* _DATA SHOWN_:
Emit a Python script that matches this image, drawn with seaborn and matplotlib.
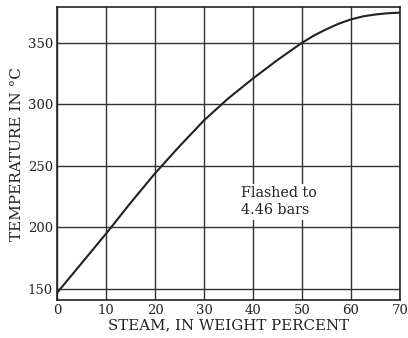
import matplotlib
matplotlib.use("Agg")
import matplotlib.pyplot as plt
import seaborn as sns
import pandas as pd

# values
steam_pct = [0, 5, 10, 15, 20, 25, 30, 35, 40, 45, 50, 52.5, 55, 57.5, 60, 62.5, 65, 67.5, 70]
temp_c = [147, 171, 195, 220, 244, 266, 287, 305, 321, 336, 350, 356, 361, 365.5, 369, 371.5, 373, 374, 374.5]
x_ticks = [0, 10, 20, 30, 40, 50, 60, 70]
y_ticks = [150, 200, 250, 300, 350]
note_text = "Flashed to\n4.46 bars"

df = pd.DataFrame({"steam": steam_pct, "temp": temp_c})

sns.set_theme(style="white")
plt.rcParams["font.family"] = ["DejaVu Serif"]

fig = plt.figure(figsize=(4.08, 3.38), dpi=100)
ax = fig.add_axes([0.140, 0.112, 0.840, 0.867])

sns.lineplot(data=df, x="steam", y="temp", ax=ax, color="#222222", linewidth=1.5)

ax.set_xlim(0, 70)
ax.set_ylim(141, 379)
ax.set_xticks(x_ticks)
ax.set_yticks(y_ticks)
ax.grid(True, color="#333333", linewidth=1.0)
for side in ax.spines.values():
    side.set_color("#222222")
    side.set_linewidth(1.2)

ax.tick_params(axis="both", labelsize=9.5, colors="#222222", length=0, pad=3)
ax.set_xlabel("STEAM, IN WEIGHT PERCENT", fontsize=10.8, color="#222222", labelpad=1)
ax.set_ylabel("TEMPERATURE IN \u00b0C", fontsize=11, color="#222222", labelpad=3)

# the note sits on a white patch that hides the grid behind it
ax.text(37.6, 221, note_text, fontsize=10.3, color="#222222", ha="left", va="center",
        linespacing=1.25, zorder=5,
        bbox=dict(facecolor="white", edgecolor="none", pad=2))

fig.savefig("out.png", dpi=100)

* _REQUEST_:
Repeat the material above in full and unchanged, minus its images.

* _EXERCISE RESULT_:
Emit a Python script that matches this image, drawn with seaborn and matplotlib.
import matplotlib
matplotlib.use("Agg")
import matplotlib.pyplot as plt
import seaborn as sns
import pandas as pd

# values
steam_pct = [0, 5, 10, 15, 20, 25, 30, 35, 40, 45, 50, 52.5, 55, 57.5, 60, 62.5, 65, 67.5, 70]
temp_c = [147, 171, 195, 220, 244, 266, 287, 305, 321, 336, 350, 356, 361, 365.5, 369, 371.5, 373, 374, 374.5]
x_ticks = [0, 10, 20, 30, 40, 50, 60, 70]
y_ticks = [150, 200, 250, 300, 350]
note_text = "Flashed to\n4.46 bars"

df = pd.DataFrame({"steam": steam_pct, "temp": temp_c})

sns.set_theme(style="white")
plt.rcParams["font.family"] = ["DejaVu Serif"]

fig = plt.figure(figsize=(4.08, 3.38), dpi=100)
ax = fig.add_axes([0.140, 0.112, 0.840, 0.867])

sns.lineplot(data=df, x="steam", y="temp", ax=ax, color="#222222", linewidth=1.5)

ax.set_xlim(0, 70)
ax.set_ylim(141, 379)
ax.set_xticks(x_ticks)
ax.set_yticks(y_ticks)
ax.grid(True, color="#333333", linewidth=1.0)
for side in ax.spines.values():
    side.set_color("#222222")
    side.set_linewidth(1.2)

ax.tick_params(axis="both", labelsize=9.5, colors="#222222", length=0, pad=3)
ax.set_xlabel("STEAM, IN WEIGHT PERCENT", fontsize=10.8, color="#222222", labelpad=1)
ax.set_ylabel("TEMPERATURE IN \u00b0C", fontsize=11, color="#222222", labelpad=3)

# the note sits on a white patch that hides the grid behind it
ax.text(37.6, 221, note_text, fontsize=10.3, color="#222222", ha="left", va="center",
        linespacing=1.25, zorder=5,
        bbox=dict(facecolor="white", edgecolor="none", pad=2))

fig.savefig("out.png", dpi=100)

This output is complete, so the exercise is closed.